Question

A converging lens of focal length 15 cm and a converging mirror of focal length 20 cm are placed with their principal axes coinciding. A point source S is placed on the principal axis at a distance of 12 cm from the lens as shown in figure It is found that the final beam comes out parallel to the principal axis. Find the separation between the mirror and the lens.

• A. 20 cm
• B. 40 cm
• C. 60 cm
• D. 80 cm

Answer 1

The correct option is B

40 cm

Let us first locate the image of S formed by the lens L. Here u = -12 cm and f = 15 cm. We have,
$\frac{1}{v}-\frac{1}{u}=\frac{1}{f}$
or, $\frac{1}{v}=\frac{1}{f}+\frac{1}{u}$
$=\frac{1}{15cm}-\frac{1}{12cm}$
or, $v=-60cm.$
The negative sign shows that the image is formed to the left of the lens as suggested in the figure. The image $I_1$ acts as the source for the mirror.

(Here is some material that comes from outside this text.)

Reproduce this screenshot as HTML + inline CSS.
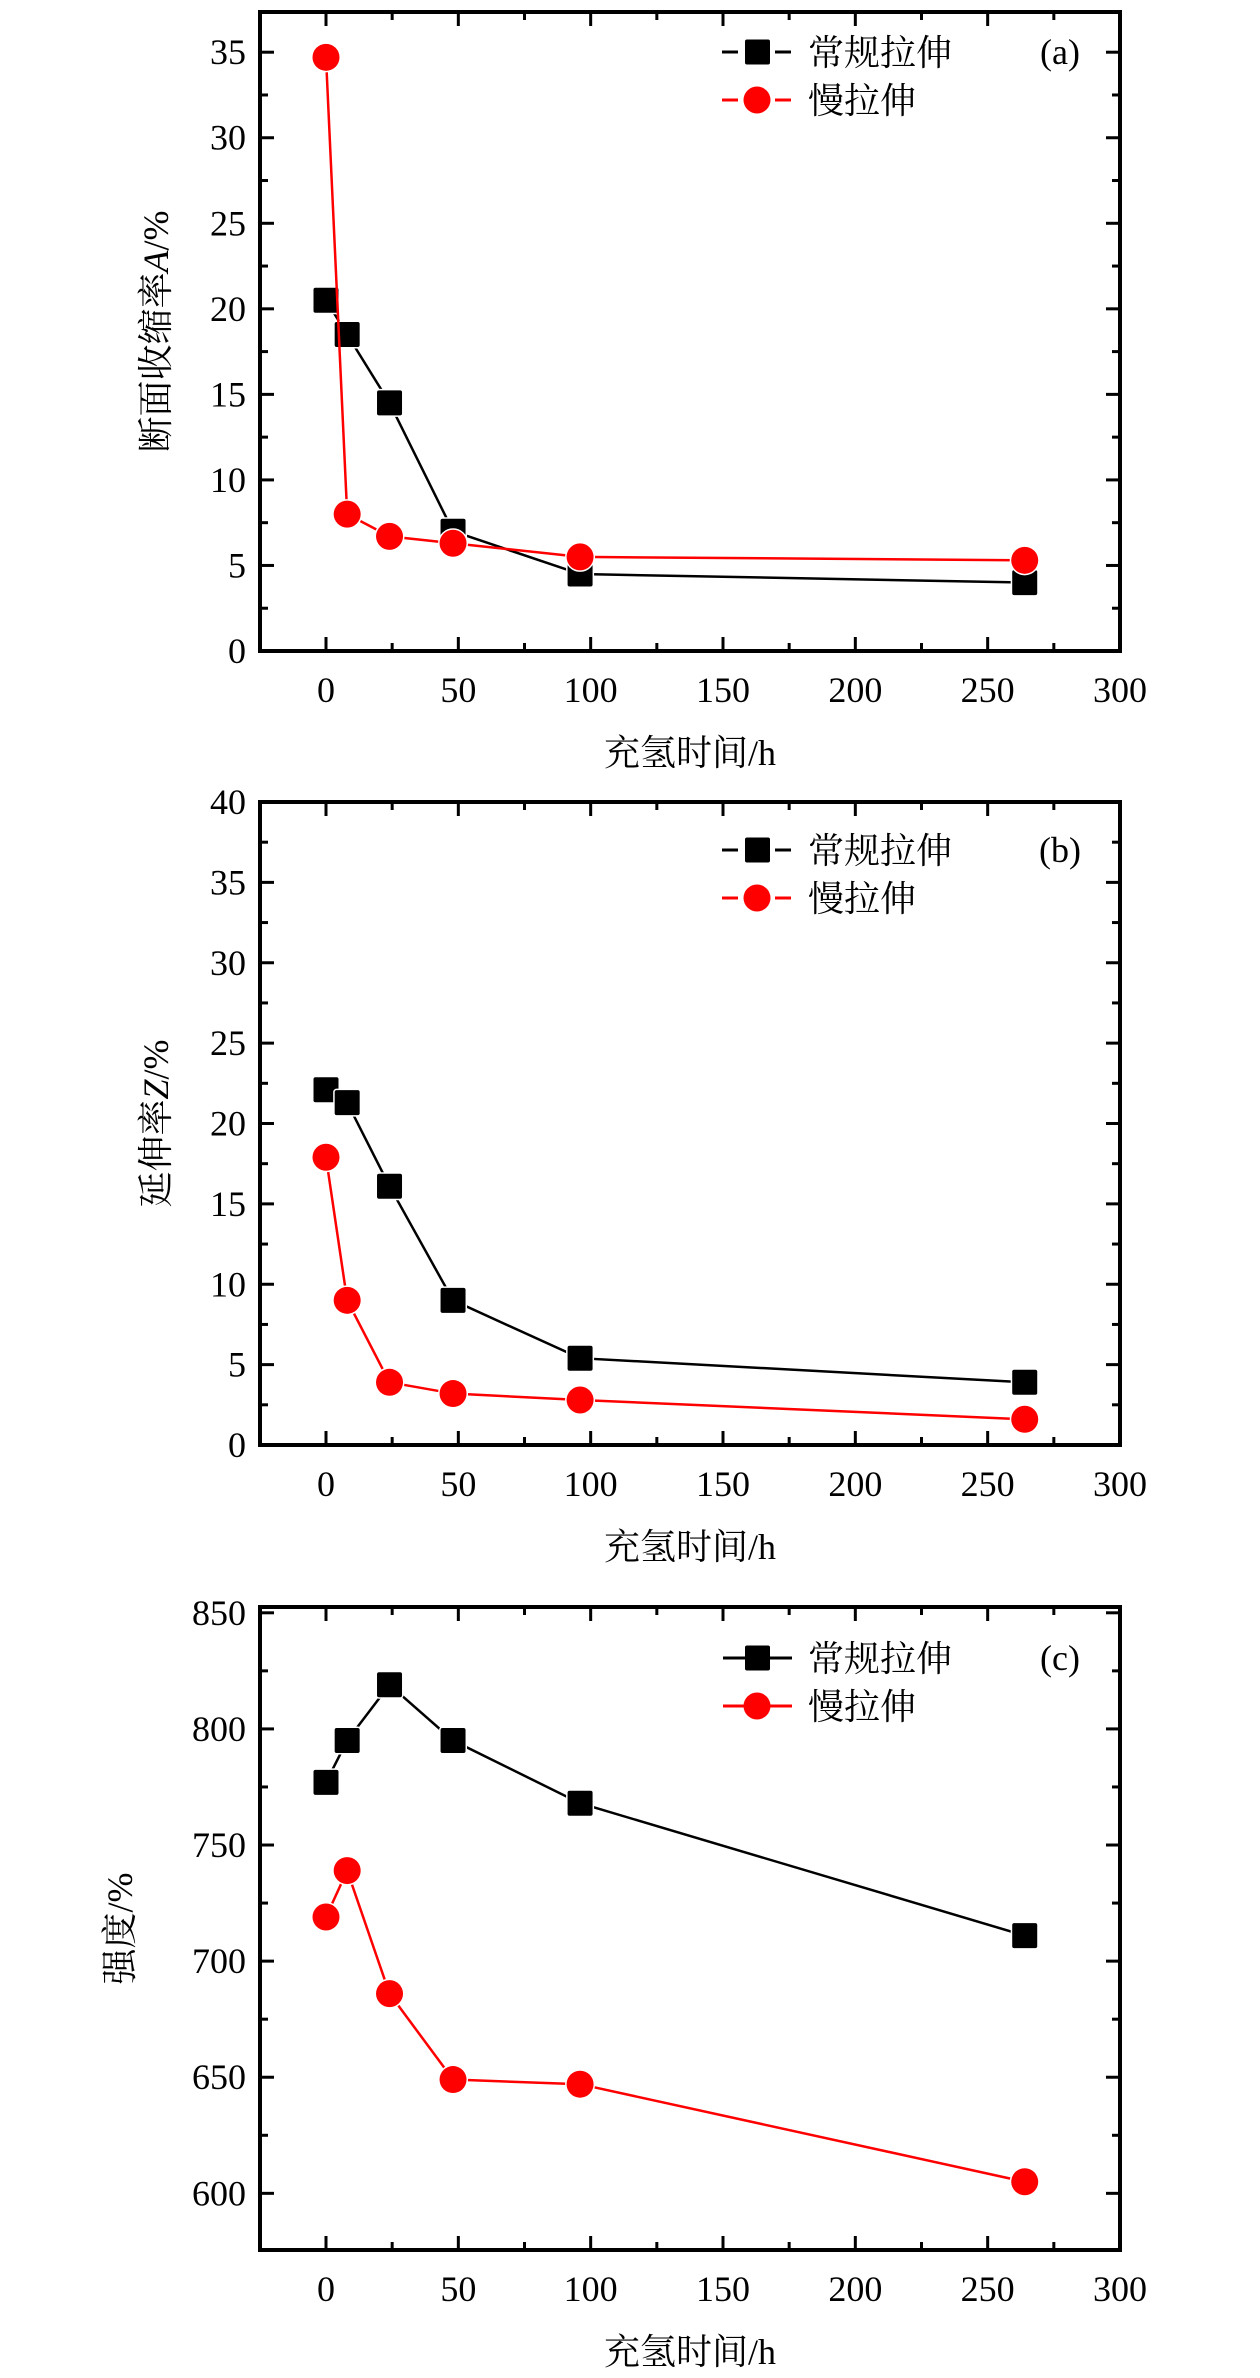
<!DOCTYPE html>
<html><head><meta charset="utf-8"><style>
html,body{margin:0;padding:0;background:#fff;}
svg{display:block;}
text{font-family:"Liberation Serif","Noto Serif CJK SC","Noto Sans CJK SC",serif;fill:#000;}
</style></head><body>
<svg id="fig" width="1260" height="2378" viewBox="0 0 1260 2378" xmlns="http://www.w3.org/2000/svg"></svg>
<script>
const hours = [0, 8, 24, 48, 96, 264];
const xTicks = [0, 50, 100, 150, 200, 250, 300];
const aConventional = [20.5, 18.5, 14.5, 7.0, 4.5, 4.0];
const aSlow = [34.7, 8.0, 6.7, 6.3, 5.5, 5.3];
const aTicks = [0, 5, 10, 15, 20, 25, 30, 35];
const bConventional = [22.1, 21.3, 16.1, 9.0, 5.4, 3.9];
const bSlow = [17.9, 9.0, 3.9, 3.2, 2.8, 1.6];
const bTicks = [0, 5, 10, 15, 20, 25, 30, 35, 40];
const cConventional = [777, 795, 819, 795, 768, 711];
const cSlow = [719, 739, 686, 649, 647, 605];
const cTicks = [600, 650, 700, 750, 800, 850];
const seriesNames = ["常规拉伸", "慢拉伸"];

const NS = "http://www.w3.org/2000/svg";
const svg = document.getElementById("fig");
function mk(tag, attrs, parent) {
  const e = document.createElementNS(NS, tag);
  for (const k in attrs) e.setAttribute(k, attrs[k]);
  (parent || svg).appendChild(e);
  return e;
}

function panel(p) {
  const g = mk("g", {});
  
  
  const L = 260, R = 1120, T = p.top, B = p.bottom;
  const xs = v => 326 + (v - 0) * (1120 - 326) / 300;
  const ys = v => B - (v - p.ymin) * (B - T) / (p.ymax - p.ymin);
  const frame = mk("rect", {x: L, y: T, width: R - L, height: B - T, fill: "none", stroke: "#000", "stroke-width": 4}, g);
  
  
  for (let i = 0; i < xTicks.length; i++) {
    const v = xTicks[i], x = xs(v);
    mk("line", {x1: x, y1: B, x2: x, y2: B - 14, stroke: "#000", "stroke-width": 3}, g);
    mk("line", {x1: x, y1: T, x2: x, y2: T + 14, stroke: "#000", "stroke-width": 3}, g);
    if (v + 25 < 300) {
      const xm = xs(v + 25);
      mk("line", {x1: xm, y1: B, x2: xm, y2: B - 8, stroke: "#000", "stroke-width": 3}, g);
      mk("line", {x1: xm, y1: T, x2: xm, y2: T + 8, stroke: "#000", "stroke-width": 3}, g);
    }
    const t = mk("text", {x: x, y: B + 51, "font-size": 36, "text-anchor": "middle"}, g);
    t.textContent = v;
    
    
  }
  const yt = p.yTicks;
  for (let i = 0; i < yt.length; i++) {
    const v = yt[i], y = ys(v);
    mk("line", {x1: L, y1: y, x2: L + 14, y2: y, stroke: "#000", "stroke-width": 3}, g);
    mk("line", {x1: R, y1: y, x2: R - 14, y2: y, stroke: "#000", "stroke-width": 3}, g);
    const half = (yt[1] - yt[0]) / 2;
    [v - half, v + half].forEach(m => {
      if (m > p.ymin && m < p.ymax && !(i > 0 && m === v - half)) {
        const ym = ys(m);
        mk("line", {x1: L, y1: ym, x2: L + 8, y2: ym, stroke: "#000", "stroke-width": 3}, g);
        mk("line", {x1: R, y1: ym, x2: R - 8, y2: ym, stroke: "#000", "stroke-width": 3}, g);
      }
    });
    const t = mk("text", {x: 246, y: y + 12, "font-size": 36, "text-anchor": "end"}, g);
    t.textContent = v;
    
    
  }
  const xt = mk("text", {x: 690, y: B + 114, "font-size": 36, "text-anchor": "middle"}, g);
  xt.textContent = "充氢时间/h";
  
  
  const cy = (T + B) / 2;
  const ytl = mk("text", {x: 0, y: 0, "font-size": 36, "text-anchor": "middle", transform: `translate(${p.ylabelX},${cy}) rotate(-90)`}, g);
  ytl.innerHTML = p.ylabel;
  
  
  const cols = ["#000", "#f00"];
  [p.conv, p.slow].forEach((vals, si) => {
    const pts = hours.map((h, i) => xs(h) + "," + ys(vals[i])).join(" ");
    const ln = mk("polyline", {points: pts, fill: "none", stroke: cols[si], "stroke-width": 2.5}, g);
    
    
    hours.forEach((h, i) => {
      let m;
      if (si === 0) m = mk("rect", {x: xs(h) - 12.5, y: ys(vals[i]) - 12.5, width: 25, height: 25, rx: 2, fill: "#000", stroke: "#fff", "stroke-width": 3, "paint-order": "stroke"}, g);
      else m = mk("circle", {cx: xs(h), cy: ys(vals[i]), r: 13.5, fill: "#f00", stroke: "#fff", "stroke-width": 3, "paint-order": "stroke"}, g);
      
      
    });
  });
  const lg = mk("g", {}, g);
  
  
  [0, 1].forEach(si => {
    const ly = p.legY + si * 48;
    const e = mk("g", {}, lg);
    
    
    if (p.dashed) {
      mk("line", {x1: 722, y1: ly, x2: 738, y2: ly, stroke: cols[si], "stroke-width": 3}, e);
      mk("line", {x1: 775, y1: ly, x2: 791, y2: ly, stroke: cols[si], "stroke-width": 3}, e);
    } else {
      mk("line", {x1: 723, y1: ly, x2: 792, y2: ly, stroke: cols[si], "stroke-width": 3}, e);
    }
    if (si === 0) mk("rect", {x: 745, y: ly - 12.5, width: 25, height: 25, rx: 2, fill: "#000"}, e);
    else mk("circle", {cx: 757, cy: ly, r: 13.5, fill: "#f00"}, e);
    const t = mk("text", {x: 808, y: ly + 13, "font-size": 36}, e);
    t.textContent = seriesNames[si];
  });
  const pl = mk("text", {x: 1060, y: p.legY + 12, "font-size": 36, "text-anchor": "middle"}, g);
  pl.textContent = p.label;
  
  
}

panel({name: "panel-a", top: 12, bottom: 651, ymin: 0, ymax: 37.35, yTicks: aTicks,
  conv: aConventional, slow: aSlow, ylabel: '断面收缩率<tspan font-style="italic">A</tspan>/%', ylabelX: 168,
  legY: 52, dashed: true, label: "(a)"});
panel({name: "panel-b", top: 802, bottom: 1445, ymin: 0, ymax: 40, yTicks: bTicks,
  conv: bConventional, slow: bSlow, ylabel: '延伸率<tspan font-style="italic">Z</tspan>/%', ylabelX: 168,
  legY: 850, dashed: true, label: "(b)"});
panel({name: "panel-c", top: 1607, bottom: 2250, ymin: 575.6, ymax: 852.5, yTicks: cTicks,
  conv: cConventional, slow: cSlow, ylabel: '强度/%', ylabelX: 132,
  legY: 1658, dashed: false, label: "(c)"});
</script>
</body></html>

The mirror forms an image $I_2$ of the source $I_1$. This image $I_2$ then acts as the source for the lens and the final beam comes out parallel to the principal axis. Clearly $I_2$ must be at the focus of the lens. We have,
$I_1{I}_2=I_{1}L+L{I}_2$ = 60 cm + 15 cm = 75 cm.
Suppose the distance of the mirror from $I_2$ is x cm. For the reflection from the mirror,
$u=M{I}_1$ = -(75+x)cm, v=-x cm and f = - 20 cm.
Using, $\frac{1}{v}+\frac{1}{u}=\frac{1}{f}$
$\frac{1}{x}+\frac{1}{75+x}=\frac{1}{20}$
or, $\frac{75+2x}{(75+x)x}=\frac{1}{20}$
or, $x^2+35x-1500=0$
or, $x=\frac{-35\pm \sqrt{35\times 35+4\times 1500}}{2}$
This gives x = 25 or - 60.
As the negative sign has no physical meaning, only positive sign should be taken. Taking x = 25, the separation between the lens and the mirror is (15 + 25) cm = 40 cm.